Description: The univariate normal distribution is a probability function that describes how the values of a single random variable are distributed around its mean. This distribution is characterized by its bell-shaped curve, symmetric around the mean, indicating that most data points cluster near this central value, while the probability of finding extreme values decreases as we move away from the mean. The normal distribution is fully defined by two parameters: the mean (μ), which indicates the center of the distribution, and the standard deviation (σ), which measures the spread of the data. Mathematically, the probability density function of a univariate normal distribution is expressed as: f(x) = (1 / (σ√(2π))) * e^(-((x – μ)² / (2σ²))). This formula shows how the probability of a specific value is determined based on its distance from the mean, normalized by the standard deviation. The normal distribution is fundamental in statistics and is used as a model for natural and social phenomena, as many processes tend to follow this distribution under certain conditions. Its importance lies in the central limit theorem, which states that the sum of a sufficiently large number of independent random variables tends to be normally distributed, regardless of the original distribution of the variables.

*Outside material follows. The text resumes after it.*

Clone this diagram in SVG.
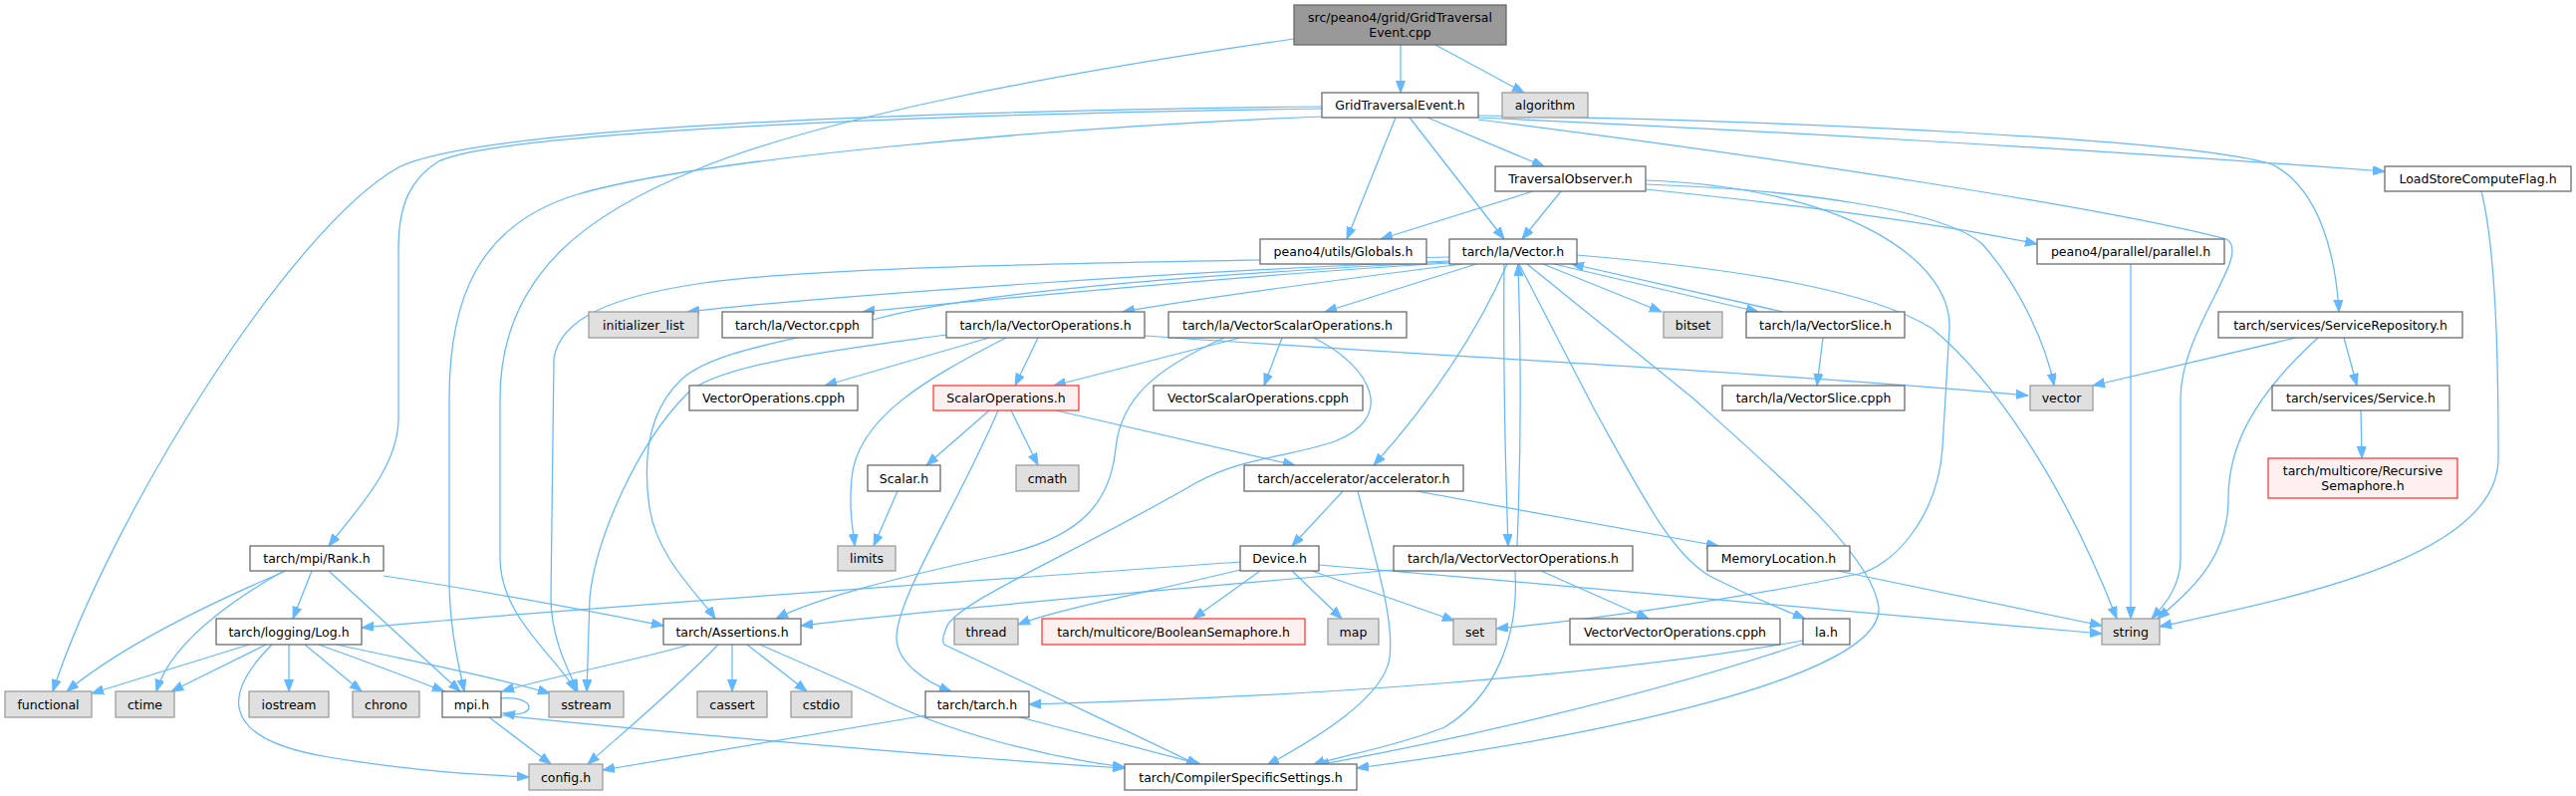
<svg xmlns="http://www.w3.org/2000/svg" width="2586" height="799" viewBox="0 0 2586 799">
<style>
text{font-family:"DejaVu Sans","Liberation Sans",sans-serif;font-size:12.5px;text-anchor:middle;fill:#000}
.n rect{fill:#fff;stroke:#666;stroke-width:1.25}
.g rect{fill:#e0e0e0;stroke:#999;stroke-width:1.25}
.r rect{fill:#fff0f0;stroke:#f33;stroke-width:1.25}
.rt rect{fill:#999;stroke:#666;stroke-width:1.25}
#edges path{fill:none;stroke:#63b8ff;stroke-width:1.25;marker-end:url(#a)}
</style>
<defs>
<marker id="a" markerWidth="13" markerHeight="10" refX="12" refY="4.5" orient="auto" markerUnits="userSpaceOnUse"><path d="M0,0 L12,4.5 L0,9 z" fill="#63b8ff" stroke="#63b8ff" stroke-width="1"/></marker>
</defs>
<rect width="2586" height="799" fill="#fff"/>
<g id="edges">
<path d="M1406,45 L1406,93"/>
<path d="M1441,45 L1530,93"/>
<path d="M1299,39 C1050,75 820,120 700,170 C600,210 502,270 502,400 L502,560 C502,620 560,660 578,694"/>
<path d="M1327,107 C900,112 480,128 400,168 C290,230 110,520 53,694"/>
<path d="M1327,109 C950,114 500,132 440,162 C412,180 400,205 400,250 L400,420 C400,470 355,515 330,548"/>
<path d="M1327,117 C1050,128 700,160 580,195 C480,225 451,300 451,400 L451,580 C451,630 460,665 466,694"/>
<path d="M1401,118 L1352,240"/>
<path d="M1415,118 L1510,240"/>
<path d="M1433,118 L1550,167"/>
<path d="M1484,118 C1750,130 2100,150 2394,172"/>
<path d="M1484,116 C1800,121 2200,140 2281,165 C2330,190 2345,260 2348,313"/>
<path d="M1484,120 C1800,160 2120,210 2235,240 C2262,255 2189,330 2189,400 L2189,560 C2189,590 2172,608 2160,621"/>
<path d="M1539,192 L1386,240"/>
<path d="M1567,192 L1528,240"/>
<path d="M1652,190 C1800,205 1950,225 2045,245"/>
<path d="M1652,185 C1800,190 1950,210 1990,245 C2030,290 2055,350 2062,387"/>
<path d="M1652,181 C1850,188 1960,260 1957,330 L1950,450 C1945,520 1900,568 1866,576 C1750,600 1600,622 1502,631"/>
<path d="M1455,262 C1200,272 850,295 690,313"/>
<path d="M1455,264 C1250,276 1000,300 866,313"/>
<path d="M1468,265 C1350,280 1200,300 1127,313"/>
<path d="M1482,265 L1330,313"/>
<path d="M1549,265 L1668,313"/>
<path d="M1560,265 L1765,313"/>
<path d="M1790,313 L1578,265"/>
<path d="M1455,263 C1150,278 960,298 880,320 C800,342 720,350 685,380 C650,412 645,460 652,510 C660,560 700,595 718,621"/>
<path d="M1455,258 C1200,262 820,266 700,285 C620,297 562,318 556,360 L553,600 C553,640 570,672 580,694"/>
<path d="M1583,256 C1750,270 1880,292 1940,330 C2000,380 2070,480 2125,621"/>
<path d="M1513,265 C1480,340 1430,410 1379,467"/>
<path d="M1510,265 C1509,350 1511,460 1514,548"/>
<path d="M1523,548 C1527,450 1527,350 1524,265"/>
<path d="M1525,265 L1600,410 C1650,500 1680,560 1720,580 C1760,600 1790,612 1812,621"/>
<path d="M1533,265 L1700,400 C1800,490 1880,560 1886,610 C1890,680 1600,740 1362,771"/>
<path d="M1830,339 L1824,387"/>
<path d="M993,339 L828,387"/>
<path d="M1042,339 L1019,387"/>
<path d="M1010,339 C930,380 860,420 855,480 C852,510 856,530 858,548"/>
<path d="M950,336 C850,350 720,365 690,395 C640,445 598,540 592,600 L589,694"/>
<path d="M1149,337 C1400,355 1800,375 2036,397"/>
<path d="M1245,339 L1058,387"/>
<path d="M1287,339 L1269,387"/>
<path d="M1229,339 C1160,370 1125,400 1120,450 C1115,500 1090,540 1000,558 C900,580 820,600 779,621"/>
<path d="M1319,339 C1380,370 1400,420 1340,443 C1290,460 1250,458 1200,485 C1080,555 958,605 950,630 C946,640 946,645 948,647 C1000,672 1120,728 1203,768"/>
<path d="M993,412 L930,467"/>
<path d="M1015,412 L1042,467"/>
<path d="M1002,412 C960,510 900,600 900,640 C900,665 930,685 955,694"/>
<path d="M1060,412 L1300,467"/>
<path d="M901,493 L877,548"/>
<path d="M1348,493 L1297,548"/>
<path d="M1422,493 L1725,548"/>
<path d="M1363,493 C1380,560 1400,620 1395,660 C1390,700 1320,742 1272,768"/>
<path d="M1245,564 C1000,582 600,608 363,630"/>
<path d="M1245,572 C1150,595 1060,612 1022,627"/>
<path d="M1265,573 L1198,621"/>
<path d="M1297,573 L1347,621"/>
<path d="M1317,573 L1460,623"/>
<path d="M1324,567 C1600,590 1900,618 2110,636"/>
<path d="M1399,572 C1200,590 950,610 804,628"/>
<path d="M1547,573 L1655,621"/>
<path d="M1521,573 C1525,640 1500,700 1450,730 C1400,750 1340,760 1318,768"/>
<path d="M1845,573 C1950,595 2050,615 2110,628"/>
<path d="M1810,643 C1600,680 1300,700 1033,707"/>
<path d="M1810,646 C1650,700 1450,745 1322,768"/>
<path d="M692,647 C650,660 550,680 504,694"/>
<path d="M735,647 L735,694"/>
<path d="M750,647 L810,694"/>
<path d="M721,647 C680,690 620,740 590,767"/>
<path d="M763,647 C810,668 850,684 880,699 C950,735 1050,760 1129,770"/>
<path d="M930,718 C800,740 680,760 605,773"/>
<path d="M1024,720 L1205,767"/>
<path d="M287,573 C200,610 120,650 67,694"/>
<path d="M283,574 C220,610 170,650 157,694"/>
<path d="M313,573 L294,621"/>
<path d="M330,573 L462,694"/>
<path d="M385,578 C500,595 600,615 666,628"/>
<path d="M250,647 L92,696"/>
<path d="M267,647 L172,694"/>
<path d="M290,647 L290,694"/>
<path d="M306,647 L363,694"/>
<path d="M320,647 C370,665 410,680 446,694"/>
<path d="M338,647 C420,665 500,680 552,696"/>
<path d="M273,647 C230,690 210,740 330,760 C420,775 490,778 531,780"/>
<path d="M503,701 C540,698 540,722 505,716"/>
<path d="M491,720 L553,767"/>
<path d="M503,718 C700,738 950,760 1129,771"/>
<path d="M2353,339 L2366,387"/>
<path d="M2305,339 L2101,387"/>
<path d="M2327,339 C2260,400 2237,450 2237,500 C2237,560 2200,592 2166,621"/>
<path d="M2370,412 L2371,460"/>
<path d="M2139,265 L2139,621"/>
<path d="M2491,192 C2508,260 2508,400 2508,460 C2508,560 2300,600 2168,629"/>
</g>
<g id="n0" class="rt"><rect x="1299" y="5" width="213" height="40"/><text x="1405.5" y="21.5">src/peano4/grid/GridTraversal</text><text x="1405.5" y="36.5">Event.cpp</text></g>
<g id="n1" class="n"><rect x="1327" y="93" width="157" height="25"/><text x="1405.5" y="110">GridTraversalEvent.h</text></g>
<g id="n2" class="g"><rect x="1508" y="93" width="86" height="25"/><text x="1551" y="110">algorithm</text></g>
<g id="n3" class="n"><rect x="1501" y="167" width="151" height="25"/><text x="1576.5" y="184">TraversalObserver.h</text></g>
<g id="n4" class="n"><rect x="2394" y="167" width="187" height="25"/><text x="2487.5" y="184">LoadStoreComputeFlag.h</text></g>
<g id="n5" class="n"><rect x="1265" y="240" width="167" height="25"/><text x="1348.5" y="257">peano4/utils/Globals.h</text></g>
<g id="n6" class="n"><rect x="1455" y="240" width="128" height="25"/><text x="1519" y="257">tarch/la/Vector.h</text></g>
<g id="n7" class="n"><rect x="2045" y="240" width="188" height="25"/><text x="2139" y="257">peano4/parallel/parallel.h</text></g>
<g id="n8" class="g"><rect x="591" y="313" width="110" height="26"/><text x="646" y="330.5">initializer_list</text></g>
<g id="n9" class="n"><rect x="725" y="313" width="151" height="26"/><text x="800.5" y="330.5">tarch/la/Vector.cpph</text></g>
<g id="n10" class="n"><rect x="950" y="313" width="199" height="26"/><text x="1049.5" y="330.5">tarch/la/VectorOperations.h</text></g>
<g id="n11" class="n"><rect x="1173" y="313" width="239" height="26"/><text x="1292.5" y="330.5">tarch/la/VectorScalarOperations.h</text></g>
<g id="n12" class="g"><rect x="1670" y="313" width="59" height="26"/><text x="1699.5" y="330.5">bitset</text></g>
<g id="n13" class="n"><rect x="1753" y="313" width="159" height="26"/><text x="1832.5" y="330.5">tarch/la/VectorSlice.h</text></g>
<g id="n14" class="n"><rect x="2227" y="313" width="245" height="26"/><text x="2349.5" y="330.5">tarch/services/ServiceRepository.h</text></g>
<g id="n15" class="n"><rect x="692" y="387" width="169" height="25"/><text x="776.5" y="404">VectorOperations.cpph</text></g>
<g id="n16" class="r"><rect x="937" y="387" width="146" height="25"/><text x="1010" y="404">ScalarOperations.h</text></g>
<g id="n17" class="n"><rect x="1158" y="387" width="210" height="25"/><text x="1263" y="404">VectorScalarOperations.cpph</text></g>
<g id="n18" class="n"><rect x="1729" y="387" width="183" height="25"/><text x="1820.5" y="404">tarch/la/VectorSlice.cpph</text></g>
<g id="n19" class="g"><rect x="2038" y="387" width="63" height="25"/><text x="2069.5" y="404">vector</text></g>
<g id="n20" class="n"><rect x="2281" y="387" width="178" height="25"/><text x="2370" y="404">tarch/services/Service.h</text></g>
<g id="n21" class="n"><rect x="871" y="467" width="73" height="26"/><text x="907.5" y="484.5">Scalar.h</text></g>
<g id="n22" class="g"><rect x="1020" y="467" width="63" height="26"/><text x="1051.5" y="484.5">cmath</text></g>
<g id="n23" class="n"><rect x="1249" y="467" width="220" height="26"/><text x="1359" y="484.5">tarch/accelerator/accelerator.h</text></g>
<g id="n24" class="r"><rect x="2277" y="460" width="190" height="40"/><text x="2372" y="476.5">tarch/multicore/Recursive</text><text x="2372" y="491.5">Semaphore.h</text></g>
<g id="n25" class="n"><rect x="251" y="548" width="134" height="25"/><text x="318" y="565">tarch/mpi/Rank.h</text></g>
<g id="n26" class="g"><rect x="841" y="548" width="58" height="25"/><text x="870" y="565">limits</text></g>
<g id="n27" class="n"><rect x="1245" y="548" width="79" height="25"/><text x="1284.5" y="565">Device.h</text></g>
<g id="n28" class="n"><rect x="1399" y="548" width="240" height="25"/><text x="1519" y="565">tarch/la/VectorVectorOperations.h</text></g>
<g id="n29" class="n"><rect x="1714" y="548" width="143" height="25"/><text x="1785.5" y="565">MemoryLocation.h</text></g>
<g id="n30" class="n"><rect x="217" y="621" width="146" height="26"/><text x="290" y="638.5">tarch/logging/Log.h</text></g>
<g id="n31" class="n"><rect x="666" y="621" width="138" height="26"/><text x="735" y="638.5">tarch/Assertions.h</text></g>
<g id="n32" class="g"><rect x="958" y="621" width="64" height="26"/><text x="990" y="638.5">thread</text></g>
<g id="n33" class="r"><rect x="1046" y="621" width="264" height="26"/><text x="1178" y="638.5">tarch/multicore/BooleanSemaphore.h</text></g>
<g id="n34" class="g"><rect x="1333" y="621" width="51" height="26"/><text x="1358.5" y="638.5">map</text></g>
<g id="n35" class="g"><rect x="1459" y="621" width="43" height="26"/><text x="1480.5" y="638.5">set</text></g>
<g id="n36" class="n"><rect x="1576" y="621" width="211" height="26"/><text x="1681.5" y="638.5">VectorVectorOperations.cpph</text></g>
<g id="n37" class="n"><rect x="1810" y="621" width="47" height="26"/><text x="1833.5" y="638.5">la.h</text></g>
<g id="n38" class="g"><rect x="2110" y="621" width="58" height="26"/><text x="2139" y="638.5">string</text></g>
<g id="n39" class="g"><rect x="5" y="694" width="87" height="26"/><text x="48.5" y="711.5">functional</text></g>
<g id="n40" class="g"><rect x="116" y="694" width="59" height="26"/><text x="145.5" y="711.5">ctime</text></g>
<g id="n41" class="g"><rect x="250" y="694" width="80" height="26"/><text x="290" y="711.5">iostream</text></g>
<g id="n42" class="g"><rect x="354" y="694" width="67" height="26"/><text x="387.5" y="711.5">chrono</text></g>
<g id="n43" class="n"><rect x="444" y="694" width="59" height="26"/><text x="473.5" y="711.5">mpi.h</text></g>
<g id="n44" class="g"><rect x="551" y="694" width="75" height="26"/><text x="588.5" y="711.5">sstream</text></g>
<g id="n45" class="g"><rect x="700" y="694" width="70" height="26"/><text x="735" y="711.5">cassert</text></g>
<g id="n46" class="g"><rect x="794" y="694" width="61" height="26"/><text x="824.5" y="711.5">cstdio</text></g>
<g id="n47" class="n"><rect x="929" y="694" width="104" height="26"/><text x="981" y="711.5">tarch/tarch.h</text></g>
<g id="n48" class="g"><rect x="531" y="767" width="74" height="26"/><text x="568" y="785">config.h</text></g>
<g id="n49" class="n"><rect x="1129" y="767" width="233" height="26"/><text x="1245.5" y="785">tarch/CompilerSpecificSettings.h</text></g>
</svg>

History: The normal distribution was introduced by French mathematician Pierre-Simon Laplace in the 18th century, although its modern form was developed by Carl Friedrich Gauss in 1809, who used it to describe measurement errors in various fields. Throughout the 19th century, the normal distribution became established as a fundamental statistical tool, especially in the field of statistical inference and error theory.
Uses: The normal distribution is used in various fields, such as statistics, psychology, economics, and engineering. It is fundamental for making statistical inferences, such as hypothesis testing and constructing confidence intervals. Additionally, it is applied in quality analysis and process control, as well as in modeling various phenomena in natural and social contexts.
Examples: A practical example of the univariate normal distribution is the height of an adult population, which tends to follow a normal distribution with specific mean and standard deviation. Another case is the performance on a standardized test, where most students score close to the mean, with fewer students at the extremes.